Le ander da La Crusc
The Snow Cave at Sas dla Crusc/Santa Croce
The Snow Cave at Sas dla Crusc - le ander da La Crusc in Ladin language - is a natural cave which is formed by the snowmelt in the spring months and sometimes remains intact until the following winter. However, if only small amounts of snow fall in the winter, the cave will not form.
During particularly cold and snowy winters, accumulations of snow remain in shaded areas and compact into large ice masses. Accumulations of scree and mud insulate the surface.
The melt water flows down the mountain and underneath the ice masses and even though the temperature of the water is only just above freezing point, as it runs though, it carves out a small cave underneath the layers of ice.
The cave continues to grow in size in the summer: the narrow hollow carved out by the stream is filled with cold air which is denser and therefore heavier than the summer air outside.

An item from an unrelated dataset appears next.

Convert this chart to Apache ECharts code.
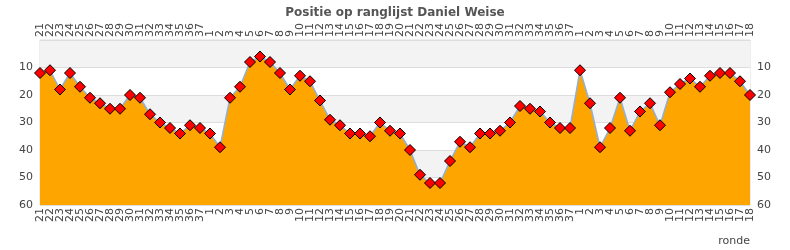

This in turn sets off an inverted chimney effect: the heavy cold air sinks down to the bottom of the cave, giving rise to a strong draught from the top to the bottom of the snow cave. Warm summer air is now drawn into the cave from the upper openings, causing the cave to melt from within.
In the meantime, the warm is cooled by the ice and thus flows out through the lower opening as heavy air. This effect can continue for months, melting an ever larger cavity in the ice.